GIVEN TASK:
Take the data below and repeat it exactly.

##### GIVEN INFORMATION

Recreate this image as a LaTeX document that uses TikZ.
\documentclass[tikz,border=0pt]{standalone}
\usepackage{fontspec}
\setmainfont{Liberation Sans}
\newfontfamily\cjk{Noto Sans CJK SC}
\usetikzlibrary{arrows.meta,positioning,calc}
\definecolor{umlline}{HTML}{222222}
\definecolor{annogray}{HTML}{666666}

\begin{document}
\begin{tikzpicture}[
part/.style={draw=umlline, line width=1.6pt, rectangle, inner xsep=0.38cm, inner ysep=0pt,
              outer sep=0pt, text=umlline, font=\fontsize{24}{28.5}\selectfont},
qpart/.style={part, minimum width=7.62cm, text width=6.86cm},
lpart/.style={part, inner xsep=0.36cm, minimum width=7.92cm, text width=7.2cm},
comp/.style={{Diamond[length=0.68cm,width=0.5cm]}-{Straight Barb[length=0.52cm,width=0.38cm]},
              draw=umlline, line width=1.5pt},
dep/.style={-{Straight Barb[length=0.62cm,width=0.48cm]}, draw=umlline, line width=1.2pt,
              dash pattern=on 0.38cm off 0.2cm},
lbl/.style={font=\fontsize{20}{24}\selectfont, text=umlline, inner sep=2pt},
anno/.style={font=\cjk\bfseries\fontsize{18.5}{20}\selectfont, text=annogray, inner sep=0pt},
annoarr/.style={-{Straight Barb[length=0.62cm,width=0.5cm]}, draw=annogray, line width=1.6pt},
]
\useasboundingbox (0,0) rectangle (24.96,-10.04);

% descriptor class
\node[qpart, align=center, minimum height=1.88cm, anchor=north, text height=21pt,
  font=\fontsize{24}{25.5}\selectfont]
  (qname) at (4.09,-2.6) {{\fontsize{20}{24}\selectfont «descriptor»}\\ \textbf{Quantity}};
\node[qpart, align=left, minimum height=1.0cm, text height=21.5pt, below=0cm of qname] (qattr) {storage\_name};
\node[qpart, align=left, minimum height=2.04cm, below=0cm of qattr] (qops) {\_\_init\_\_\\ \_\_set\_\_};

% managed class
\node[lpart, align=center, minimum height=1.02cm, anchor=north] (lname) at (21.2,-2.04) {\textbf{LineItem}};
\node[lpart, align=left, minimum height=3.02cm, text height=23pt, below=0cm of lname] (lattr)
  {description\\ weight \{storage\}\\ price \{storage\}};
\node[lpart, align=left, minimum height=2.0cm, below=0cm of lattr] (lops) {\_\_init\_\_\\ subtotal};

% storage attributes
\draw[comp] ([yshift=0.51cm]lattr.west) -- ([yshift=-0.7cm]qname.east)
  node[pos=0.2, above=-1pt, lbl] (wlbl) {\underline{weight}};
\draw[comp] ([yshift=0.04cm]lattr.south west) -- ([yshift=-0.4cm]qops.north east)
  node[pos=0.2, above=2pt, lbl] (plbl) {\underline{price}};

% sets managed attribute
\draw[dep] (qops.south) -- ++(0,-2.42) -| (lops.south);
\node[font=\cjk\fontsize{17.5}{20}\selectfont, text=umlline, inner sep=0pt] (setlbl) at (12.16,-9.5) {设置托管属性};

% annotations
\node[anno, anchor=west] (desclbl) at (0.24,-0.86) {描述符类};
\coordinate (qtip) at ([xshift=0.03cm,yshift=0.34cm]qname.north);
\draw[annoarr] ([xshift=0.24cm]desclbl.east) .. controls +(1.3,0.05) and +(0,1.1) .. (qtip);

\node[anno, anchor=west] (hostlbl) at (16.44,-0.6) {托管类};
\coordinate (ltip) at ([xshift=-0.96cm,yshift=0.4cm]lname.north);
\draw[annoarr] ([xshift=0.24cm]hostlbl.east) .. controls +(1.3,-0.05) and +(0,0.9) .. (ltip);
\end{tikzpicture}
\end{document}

##########

ANSWER TO THIS PROBLEM:
Recreate this image as a LaTeX document that uses TikZ.
\documentclass[tikz,border=0pt]{standalone}
\usepackage{fontspec}
\setmainfont{Liberation Sans}
\newfontfamily\cjk{Noto Sans CJK SC}
\usetikzlibrary{arrows.meta,positioning,calc}
\definecolor{umlline}{HTML}{222222}
\definecolor{annogray}{HTML}{666666}

\begin{document}
\begin{tikzpicture}[
part/.style={draw=umlline, line width=1.6pt, rectangle, inner xsep=0.38cm, inner ysep=0pt,
              outer sep=0pt, text=umlline, font=\fontsize{24}{28.5}\selectfont},
qpart/.style={part, minimum width=7.62cm, text width=6.86cm},
lpart/.style={part, inner xsep=0.36cm, minimum width=7.92cm, text width=7.2cm},
comp/.style={{Diamond[length=0.68cm,width=0.5cm]}-{Straight Barb[length=0.52cm,width=0.38cm]},
              draw=umlline, line width=1.5pt},
dep/.style={-{Straight Barb[length=0.62cm,width=0.48cm]}, draw=umlline, line width=1.2pt,
              dash pattern=on 0.38cm off 0.2cm},
lbl/.style={font=\fontsize{20}{24}\selectfont, text=umlline, inner sep=2pt},
anno/.style={font=\cjk\bfseries\fontsize{18.5}{20}\selectfont, text=annogray, inner sep=0pt},
annoarr/.style={-{Straight Barb[length=0.62cm,width=0.5cm]}, draw=annogray, line width=1.6pt},
]
\useasboundingbox (0,0) rectangle (24.96,-10.04);

% descriptor class
\node[qpart, align=center, minimum height=1.88cm, anchor=north, text height=21pt,
  font=\fontsize{24}{25.5}\selectfont]
  (qname) at (4.09,-2.6) {{\fontsize{20}{24}\selectfont «descriptor»}\\ \textbf{Quantity}};
\node[qpart, align=left, minimum height=1.0cm, text height=21.5pt, below=0cm of qname] (qattr) {storage\_name};
\node[qpart, align=left, minimum height=2.04cm, below=0cm of qattr] (qops) {\_\_init\_\_\\ \_\_set\_\_};

% managed class
\node[lpart, align=center, minimum height=1.02cm, anchor=north] (lname) at (21.2,-2.04) {\textbf{LineItem}};
\node[lpart, align=left, minimum height=3.02cm, text height=23pt, below=0cm of lname] (lattr)
  {description\\ weight \{storage\}\\ price \{storage\}};
\node[lpart, align=left, minimum height=2.0cm, below=0cm of lattr] (lops) {\_\_init\_\_\\ subtotal};

% storage attributes
\draw[comp] ([yshift=0.51cm]lattr.west) -- ([yshift=-0.7cm]qname.east)
  node[pos=0.2, above=-1pt, lbl] (wlbl) {\underline{weight}};
\draw[comp] ([yshift=0.04cm]lattr.south west) -- ([yshift=-0.4cm]qops.north east)
  node[pos=0.2, above=2pt, lbl] (plbl) {\underline{price}};

% sets managed attribute
\draw[dep] (qops.south) -- ++(0,-2.42) -| (lops.south);
\node[font=\cjk\fontsize{17.5}{20}\selectfont, text=umlline, inner sep=0pt] (setlbl) at (12.16,-9.5) {设置托管属性};

% annotations
\node[anno, anchor=west] (desclbl) at (0.24,-0.86) {描述符类};
\coordinate (qtip) at ([xshift=0.03cm,yshift=0.34cm]qname.north);
\draw[annoarr] ([xshift=0.24cm]desclbl.east) .. controls +(1.3,0.05) and +(0,1.1) .. (qtip);

\node[anno, anchor=west] (hostlbl) at (16.44,-0.6) {托管类};
\coordinate (ltip) at ([xshift=-0.96cm,yshift=0.4cm]lname.north);
\draw[annoarr] ([xshift=0.24cm]hostlbl.east) .. controls +(1.3,-0.05) and +(0,0.9) .. (ltip);
\end{tikzpicture}
\end{document}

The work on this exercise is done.